Conocía perfectamente las 590 páginas de aquel libro. No solo la ley, sino la exposición de motivos y la interpretación de sus cinco autores. Sabía de la trascendencia que tendría en los Cabildos y en Lanzarote desde que se acogió a la misma. Y me aprendí la ley casi de memoria. Y puse todos los sentidos en las interpretaciones. La tenía fresquita/ fresquita cuando vi venir hacia a mí a Pedro sin freno ni concierto. No dejé que el moderador, que era Sergio Callejas, mediara. Salté como un resorte y le reproducía párrafos de la Ley casi íntegros. Quería que quedara claro que me había acusado de algo sin la más mínima idea, con el mayor absoluto desprecio, desconocimiento y desconsideración en lo que podría quedar reflejada su negligente verborrea incontenida. Y quedó patente. Él fue el primero en darse cuenta de su gran error. Pero ya no había marcha atrás. La audiencia también se dio cuenta. Y muchos me llamaron. Entre ellos, la secretaria insular del PSOE, María Dolores Corujo, que en esa época me veía con mejores ojos que cuando fue ella presidenta.

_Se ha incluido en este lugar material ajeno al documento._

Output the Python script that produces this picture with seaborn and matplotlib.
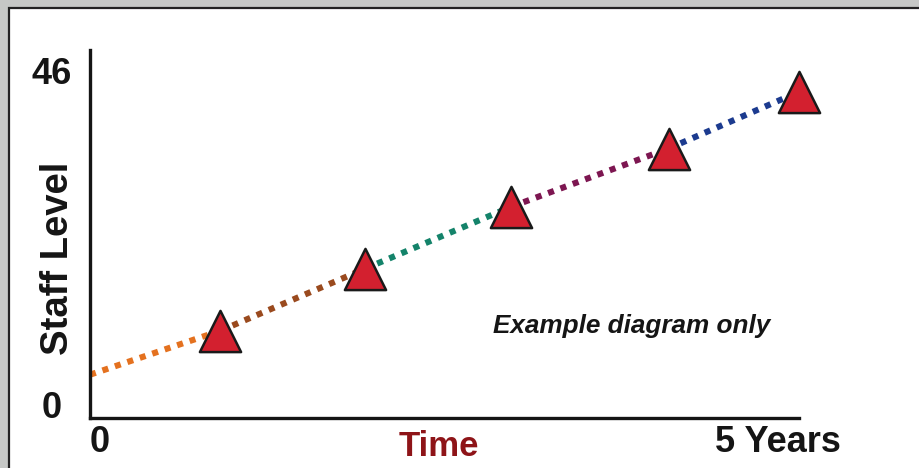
import pandas as pd
import matplotlib.pyplot as plt
import seaborn as sns

# values
years = [0.92, 1.94, 2.97, 4.08, 5.0]          # triangle positions (time, years)
staff = [11.7, 20.0, 28.3, 36.1, 43.7]         # staff level at each triangle
start_x, start_y = 0.0, 5.8                    # where the dotted line starts
seg_names = ["s1", "s2", "s3", "s4", "s5"]
seg_colors = ["#E4711F", "#9A4A1E", "#14836A", "#7D1651", "#1C3B8F"]
y_ticks = [0, 46]
x_max, y_max = 5.0, 49.3

# build the dotted segments between consecutive points
xs = [start_x] + years
ys = [start_y] + staff
rows = []
for i, name in enumerate(seg_names):
    rows.append({"seg": name, "x": xs[i], "y": ys[i]})
    rows.append({"seg": name, "x": xs[i + 1], "y": ys[i + 1]})
segs = pd.DataFrame(rows)
points = pd.DataFrame({"x": years, "y": staff})

sns.set_style("white")
plt.rcParams["font.family"] = ["Liberation Sans", "DejaVu Sans"]
plt.rcParams["font.weight"] = "bold"
plt.rcParams["text.color"] = "#151515"

fig = plt.figure(figsize=(9.2, 4.68), dpi=100)
fig.patch.set_facecolor("#c6c8c6")
# white panel with a thin dark edge on left and top
panel = plt.Rectangle((9 / 920, -0.02), 1.0, 1 - 8 / 468 + 0.02, transform=fig.transFigure,
                      facecolor="white", edgecolor="#222222", linewidth=1.6, zorder=-10)
fig.patches.append(panel)

ax = fig.add_axes([90 / 920, 1 - 418 / 468, (799 - 90) / 920, (418 - 50) / 468])
ax.set_zorder(2)
ax.set_facecolor("none")

sns.lineplot(data=segs, x="x", y="y", hue="seg", hue_order=seg_names, palette=seg_colors,
             estimator=None, sort=False, legend=False, linewidth=4.4, dashes=(1, 1.15),
             ax=ax, zorder=2)
sns.scatterplot(data=points, x="x", y="y", marker="^", s=880, color="#D3202F",
                edgecolor="#1a1a1a", linewidth=1.8, zorder=5, clip_on=False, ax=ax)

ax.set_xlim(0, x_max)
ax.set_ylim(0, y_max)
ax.set_xticks([])
ax.set_yticks([])
ax.set_xlabel("")
ax.set_ylabel("")
for side in ["top", "right"]:
    ax.spines[side].set_visible(False)
for side in ["left", "bottom"]:
    ax.spines[side].set_color("#151515")
    ax.spines[side].set_linewidth(2.4)

# axis labels placed like the slide
fig.text(52 / 920, 1 - 75 / 468, str(y_ticks[1]), ha="center", va="center", fontsize=26)
fig.text(52 / 920, 1 - 409 / 468, str(y_ticks[0]), ha="center", va="center", fontsize=26)
fig.text(100 / 920, 1 - 443 / 468, "0", ha="center", va="center", fontsize=26)
fig.text(778 / 920, 1 - 443 / 468, "5 Years", ha="center", va="center", fontsize=26)
fig.text(439 / 920, 1 - 446 / 468, "Time", ha="center", va="center", fontsize=25,
         color="#8E1418")
fig.text(58 / 920, 1 - 258 / 468, "Staff Level", ha="center", va="center", fontsize=27.5,
         rotation=90)
fig.text(632 / 920, 1 - 326 / 468, "Example diagram only", ha="center", va="center",
         fontsize=18.8, style="italic")

fig.savefig("out.png", dpi=100, facecolor=fig.get_facecolor())
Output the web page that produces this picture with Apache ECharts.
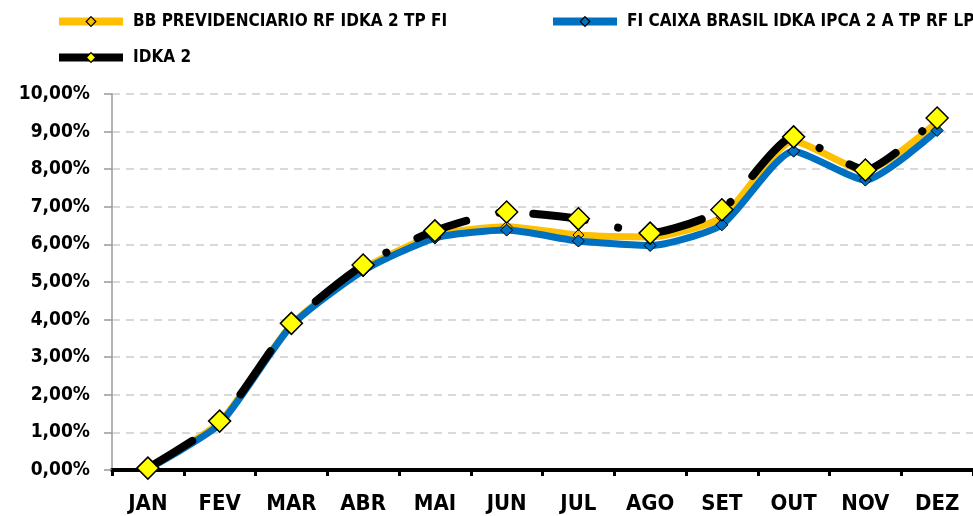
<!DOCTYPE html>
<html>
<head>
<meta charset="utf-8">
<script src="https://cdn.jsdelivr.net/npm/echarts@6/dist/echarts.min.js"></script>
<style>html,body{margin:0;padding:0;background:#fff}#c{width:973px;height:516px}</style>
</head>
<body>
<div id="c"></div>
<script>
var categories = ['JAN','FEV','MAR','ABR','MAI','JUN','JUL','AGO','SET','OUT','NOV','DEZ'];
var bbValues = [0.05, 1.27, 3.86, 5.35, 6.24, 6.47, 6.25, 6.20, 6.72, 8.75, 7.95, 9.25];
var caixaValues = [0.03, 1.22, 3.84, 5.30, 6.17, 6.38, 6.09, 5.97, 6.52, 8.48, 7.71, 9.03];
var idkaValues = [0.05, 1.30, 3.90, 5.45, 6.36, 6.86, 6.68, 6.30, 6.92, 8.86, 7.98, 9.36];
var seriesNames = ['BB PREVIDENCIARIO RF IDKA 2 TP FI', 'FI CAIXA BRASIL IDKA IPCA 2 A TP RF LP', 'IDKA 2'];

var FONT = "'Liberation Sans Narrow','DejaVu Sans Condensed','Liberation Sans',sans-serif";
var legendText = {fontFamily: FONT, fontWeight: 'bold', fontSize: 17, color: '#000', padding: [0, 0, 0, 5]};
function legendFor(idx, left, top, lineColor, symColor) {
  return {
    data: [{name: seriesNames[idx], lineStyle: {width: 8, color: lineColor, cap: 'butt', type: 'solid'},
            itemStyle: {color: symColor, borderColor: '#000', borderWidth: 1.2}}],
    left: left, top: top, padding: 0,
    itemWidth: 64, itemHeight: 12,
    textStyle: legendText
  };
}
var chart = echarts.init(document.getElementById('c'), null, {renderer: 'canvas'});
chart.setOption({
  animation: false,
  backgroundColor: '#fff',
  textStyle: {fontFamily: FONT},
  legend: [
    legendFor(0, 55, 13, '#FFC000', '#FFC000'),
    legendFor(1, 549, 13, '#0070C0', '#0070C0'),
    legendFor(2, 55, 49, '#000', '#FFFF00')
  ],
  grid: {left: 112, right: 0, top: 94, bottom: 46, containLabel: false},
  xAxis: {
    type: 'category',
    data: categories,
    boundaryGap: true,
    axisLine: {lineStyle: {color: '#000', width: 4}},
    axisTick: {show: true, length: 6, lineStyle: {color: '#000', width: 3}},
    axisLabel: {fontFamily: FONT, fontWeight: 'bold', fontSize: 22, color: '#000', margin: 23},
    splitLine: {show: false}
  },
  yAxis: {
    type: 'value',
    min: 0, max: 10, interval: 1,
    axisLine: {show: true, lineStyle: {color: '#999', width: 1.5}},
    axisTick: {show: true, length: 8, lineStyle: {color: '#999', width: 1.5}},
    axisLabel: {
      fontFamily: FONT, fontWeight: 'bold', fontSize: 19, color: '#000', margin: 22,
      formatter: function (v) { return v.toFixed(2).replace('.', ',') + '%'; }
    },
    splitLine: {show: true, lineStyle: {color: '#d9d9d9', width: 2, type: [8, 6]}}
  },
  series: [{
    name: seriesNames[0],
    type: 'line',
    data: bbValues,
    smooth: 0.2,
    lineStyle: {color: '#FFC000', width: 7},
    itemStyle: {color: '#FFC000', borderColor: '#000', borderWidth: 1},
    symbol: 'diamond', symbolSize: 11,
    z: 2
  }, {
    name: seriesNames[1],
    type: 'line',
    data: caixaValues,
    smooth: 0.2,
    lineStyle: {color: '#0070C0', width: 7},
    itemStyle: {color: '#0070C0', borderColor: '#000', borderWidth: 1},
    symbol: 'diamond', symbolSize: 12,
    z: 3
  }, {
    name: seriesNames[2],
    type: 'line',
    data: idkaValues,
    smooth: 0.2,
    lineStyle: {color: '#000', width: 8, type: [52, 34, 0.1, 34], cap: 'round'},
    itemStyle: {color: '#FFFF00', borderColor: '#000', borderWidth: 1.5},
    symbol: 'diamond', symbolSize: 22,
    z: 4
  }]
});
</script>
</body>
</html>
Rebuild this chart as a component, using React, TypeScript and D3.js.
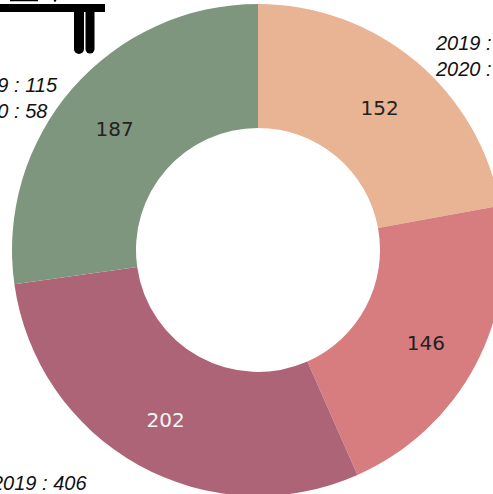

Pero rara vez hay una sola lección en un libro. Y esta experiencia, que pudo haber sido definitiva para mi relación con el presidente San Ginés, el más longevo de forma continua en el periodo democrático, me enseñó la otra cara del personaje. “Un hombre soberbio, mezquino y rencoroso”, como muchos consideraban/consideran a Pedro San Ginés, me hubiese estado esperando en la bajadita para hacerme pagar “el feo” que le hice en su momento de gloria televisiva. En cambio, se propuso cambiar la visión que yo tenía de él. Y lo consiguió.

Y me lo explicó en Madrid, al poco tiempo de que aquello pasara, los dos de pie, apoyados en el stand de Lanzarote en FITUR. Se me acercó y me preguntó si podía hablar conmigo. Le miré y vi al hombre soberbio con aires de humildad. Me dijo que yo era una de esas personas que creaba opinión en Lanzarote, que no intentaba comprarme, porque ni era su intención y, además, sabía que conmigo la cosa no iba de eso, pero que le gustaría que tuviéramos otro tipo de relación. Que no tenía nada contra mí. Y que no creía que fuera ni necesario ni bueno estar enfrentados. Le dije que tampoco yo tenía ningún interés personal en llevarme mal con él. Pero sí que tenía mucho interés en decir lo que pienso, en defender lo que yo entendía que era la verdad y favorecer que la isla fuera a mejor. Me dijo que lo entendía, mi dio su teléfono personal y me dijo que él solo me pedía tener la posibilidad de que conociera su versión antes de disparar. Y que después hiciera lo que quisiera. Pero que él también quería lo mejor para Lanzarote. Y se marchó de la misma forma que vino. Nunca me pidió que escribiera nada a su favor, pero siempre defendió con uñas y dientes sus planteamientos. Unas veces los entendí y la mayoría, no. Pero la relación fue cordial el resto de los años. Hasta el final. Hasta el punto de considerar hoy, al igual que ayer, que no fue un mal presidente. Ni una mala persona. Al margen de las equivocaciones que haya podido cometer. Que ni comparto ni conozco en toda su extensión. Aunque, evidentemente, guardo una mejor imagen de él ahora de la que tenía aquel día que creyó que yo no leía, que improvisaba.

 Seguro que él ni recuerda esta experiencia. Y está bien que así sea. El cerebro humano suele bloquear los fracasos propios para incentivar el crecimiento personal a través de los éxitos. Que es, por otra parte, lo que yo hago ahora.